Status conference set in St. Clair County porn hacking case

Heather Isringhausen Gvillo Feb. 16, 2016, 3:04pm


After months of inactivity, St. Clair County Circuit Judge Andrew Gleeson scheduled a status conference for the porn site hacking case, Guava v Comcast.

The status conference is set for March 1 at 9 a.m.

Based on Internet Protocol (IP) addresses it had obtained, Guava sued Comcast claiming “John Does” hacked their porn sites. In December 2012, Gleeson ordered Comcast to provide the names, addresses, phone numbers, email addresses and media access control addresses of its customers who were alleged to have accessed the sites unlawfully.

“John Doe” Comcast customers who objected to having their identities turned over to Guava appealed, and the Fifth District Appellate Court ordered Gleeson to dismiss Guava’s pre-suit discovery petition.

The Fifth District also ordered Gleeson to compel the attendance of those named in the petition to show cause.

The petition named Guava LLC and Lightspeed Media Corp., as well as their officers and directors; Duffy, Belleville attorney Kevin Hoerner who acted as local counsel, Steve Jones, a purported agent of Lightspeed; and Allan Mooney, a purported principal of Guava whose signature is listed on the pre-suit discovery petition.

Duffy, Steele and Paul Hansmeier were behind the now-dissolved Chicago-based Prenda Law Firm. They have been accused by a few judges of “brazen misconduct” and creating shell companies in order to file copyright infringement and computer hacking suits to exploit the court’s subpoena powers and extort settlements.

In April, 2015, the Active Doe parties asked the court to sanction the lawyers pursuing the porn hacking case.

“Guava, LLC filed this case in bad faith and never intended to follow through. It has a history of doing so...," their April 20 response stated. "Other courts have sanctioned Guava and its attorneys for their conduct. During the course of this litigation, Guava and the Show Cause Parties have misled the Court and the Active Doe Parties."

"Active Doe Parties" refers to unnamed, but potential defendants in a 2012 lawsuit porn distributor Guava LLC filed against Comcast seeking names of customers who allegedly, illegally downloaded porn. The Doe parties filed a consolidated response to a memoranda Guava attorneys Paul Duffy and John Steele submitted seeking to champion the credibility.

“None of the arguments put forth by the Show Cause Parties have any merit,” the response states. “Their ruined professional reputations and their history of being sanctioned and referred for disciplinary and criminal investigations are a matter of record. It is right and just that the Active Doe Parties be compensated for the losses caused by the fraudulent, intentional and dishonest conduct of the Show Cause Parties.”
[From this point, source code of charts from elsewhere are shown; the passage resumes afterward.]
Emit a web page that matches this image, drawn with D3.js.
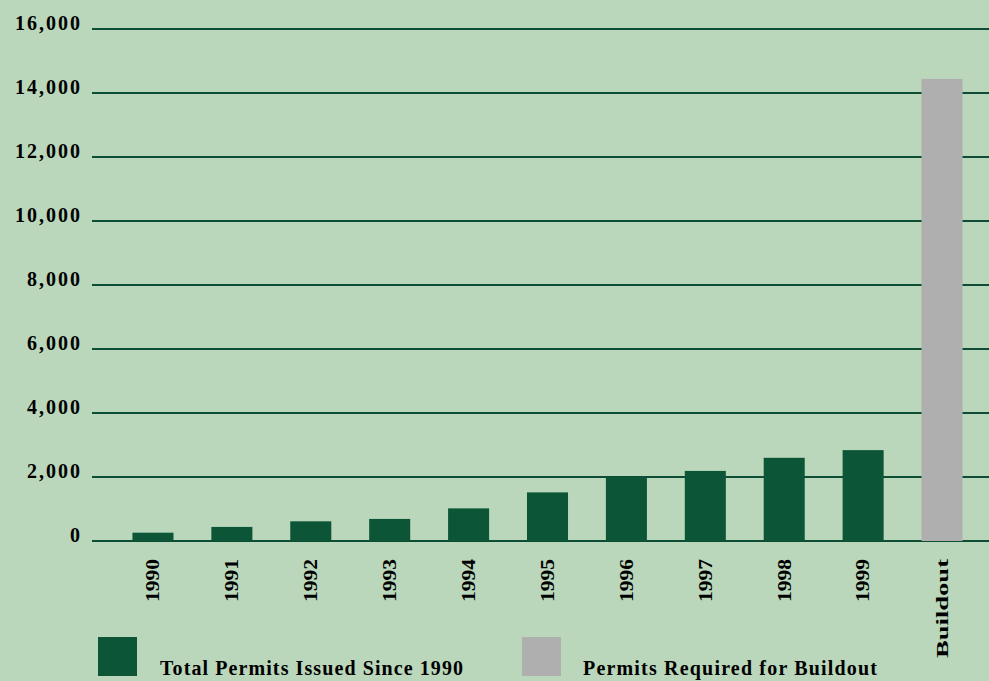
<!DOCTYPE html>
<meta charset="utf-8">
<style>
  body { margin: 0; }
  svg { display: block; }
</style>
<body>
<script src="https://cdn.jsdelivr.net/npm/d3@7"></script>
<script>

    var width = 989,
        height = 681;

    // data
    var categories = ["1990", "1991", "1992", "1993", "1994", "1995", "1996", "1997", "1998", "1999", "Buildout"];
    var permits = [260, 440, 615, 690, 1020, 1520, 2000, 2190, 2600, 2840, 14440];
    var yTicks = [0, 2000, 4000, 6000, 8000, 10000, 12000, 14000, 16000];
    var legendLabels = ["Total Permits Issued Since 1990", "Permits Required for Buildout"];

    var green = "#0c5637",
        grey = "#afafaf",
        bg = "#bad7bb";

    var svg = d3.select("body").append("svg")
            .attr("width", width)
            .attr("height", height);

    svg.append("rect")
        .attr("width", width)
        .attr("height", height)
        .attr("fill", bg);

    var x = d3.scaleBand()
            .domain(categories)
            .range([93, 1002])
            .paddingInner(0.48)
            .paddingOuter(0.5);

    var y = d3.scaleLinear()
            .domain([0, 16000])
            .range([541, 29]);

    // gridlines
    svg.append("g").selectAll("line")
        .data(yTicks)
        .enter().append("line")
        .attr("x1", 92)
        .attr("x2", width)
        .attr("y1", function(d) { return y(d); })
        .attr("y2", function(d) { return y(d); })
        .attr("stroke", "#0d4d33")
        .attr("stroke-width", 2);

    // tick labels (letter-spacing adds a trailing gap, hence 82)
    svg.append("g").selectAll("text")
        .data(yTicks)
        .enter().append("text")
        .attr("x", 82)
        .attr("y", function(d) { return y(d) + 1; })
        .attr("text-anchor", "end")
        .attr("font-family", "Liberation Serif")
        .attr("font-weight", "bold")
        .attr("font-size", 20)
        .attr("letter-spacing", 2)
        .text(function(d) { return d3.format(",")(d); });

    // bars
    svg.append("g").selectAll("rect")
        .data(categories)
        .enter().append("rect")
        .attr("x", function(d) { return x(d); })
        .attr("width", x.bandwidth())
        .attr("y", function(d, i) { return y(permits[i]); })
        .attr("height", function(d, i) { return y(0) - y(permits[i]); })
        .attr("fill", function(d) { return d == "Buildout" ? grey : green; });

    // rotated category labels
    svg.append("g").selectAll("text")
        .data(categories)
        .enter().append("text")
        .attr("transform", function(d) {
            return "translate(" + (x(d) + x.bandwidth() / 2) + ",559) rotate(-90)";
        })
        .attr("dy", "0.35em")
        .attr("text-anchor", "end")
        .attr("font-family", "Liberation Serif")
        .attr("font-weight", "bold")
        .attr("font-size", function(d) { return d == "Buildout" ? 16 : 18; })
        .attr("lengthAdjust", "spacingAndGlyphs")
        .attr("textLength", function(d) { return d == "Buildout" ? 99 : 43; })
        .text(function(d) { return d; });

    // legend
    var legend = svg.append("g").selectAll("g")
        .data(legendLabels)
        .enter().append("g")
        .attr("transform", function(d, i) { return "translate(" + (i ? 522 : 98) + ",637)"; });

    legend.append("rect")
        .attr("width", 39)
        .attr("height", 39)
        .attr("fill", function(d, i) { return i ? grey : green; });

    legend.append("text")
        .attr("x", function(d, i) { return i ? 61 : 62; })
        .attr("y", 38)
        .attr("font-family", "Liberation Serif")
        .attr("font-weight", "bold")
        .attr("font-size", 20)
        .attr("textLength", function(d, i) { return i ? 294 : 303; })
        .text(function(d) { return d; });

</script>
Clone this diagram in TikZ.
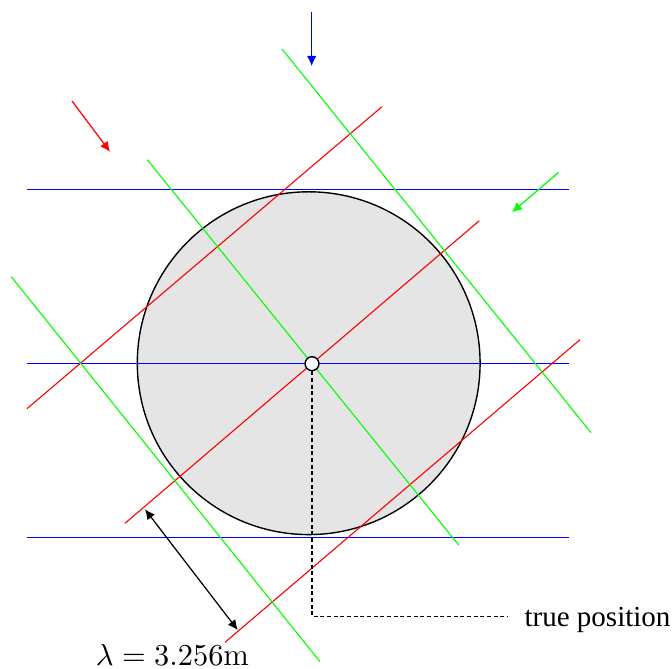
\documentclass[tikz,border=0pt]{standalone}
\usepackage{fontspec}
\newfontfamily\serifrm{Liberation Serif}
\usetikzlibrary{arrows.meta}

\begin{document}
\begin{tikzpicture}[x=0.36pt,y=-0.36pt,line width=0.4pt,
  >={Latex[length=3.6pt,width=3.4pt]},
  front/.style={line width=0.4pt},
  incoming/.style={->,line width=0.45pt}]
\useasboundingbox (0,0) rectangle (672,669);
% ---------- receiver region ----------
\draw[fill=black!10,line width=0.5pt] (308.7,363.2) circle[radius=171.4];
% ---------- wavefronts ----------
% blue (from above)
\foreach \y in {189.5,363.5,537.5}
  \draw[front,draw=blue,line width=0.5pt] (27,\y) -- (569,\y);
% red (from upper left)
\draw[front,draw=red] (27,408.7) -- (382,106.7);
\draw[front,draw=red] (125,523.3) -- (479.3,220.7);
\draw[front,draw=red] (225,642.3) -- (580,339.7);
% green (from upper right)
\draw[front,draw=green] (282,49) -- (591,432.7);
\draw[front,draw=green] (147.3,159.7) -- (458.7,545);
\draw[front,draw=green] (11.3,276.7) -- (320,661.7);
% ---------- directions of arrival ----------
\draw[incoming,color=blue] (311.7,12.3) -- (311.7,66);
\draw[incoming,color=red] (72,101) -- (110,151.7);
\draw[incoming,color=green] (558.7,172.3) -- (512,212.3);
% ---------- true position ----------
\node[circle,draw,fill=white,minimum size=5pt,inner sep=0pt,line width=0.5pt]
  (truepos) at (312,363.7) {};
\coordinate (dashend) at (507.7,616.3);
\draw[dash pattern=on 1.4pt off 1pt] (truepos) |- (dashend);
\node[anchor=base west,inner sep=0pt,font=\serifrm\fontsize{10.45}{12}\selectfont]
  (poslabel) at (524,627) {true position};
% ---------- wavelength ----------
\coordinate (lamA) at (145,509.3);
\coordinate (lamB) at (237.7,630);
\draw[<->,line width=0.45pt] (lamA) -- (lamB);
\node[anchor=base,inner sep=0pt,font=\fontsize{11.3}{13}\selectfont]
  (lamlabel) at (172.5,666) {$\lambda=3.256\mathrm{m}$};
\end{tikzpicture}
\end{document}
Duffy and Steele filed their memorandum on Feb. 18, 2015, after Gleeson gave the attorneys and others 90 days to show why they shouldn’t have to pay cable provider Comcast $26,280 for producing the identities of nearly 300 of its subscribers in a case the lawyers brought for plaintiff Guava LLC, represented by Prenda Law .

Andrew Toennies of St. Louis represents Comcast.

The John Doe real parties are represented by attorneys Laura Beasley, Erin Russell, Morgan Pietz and Thomas Leverso.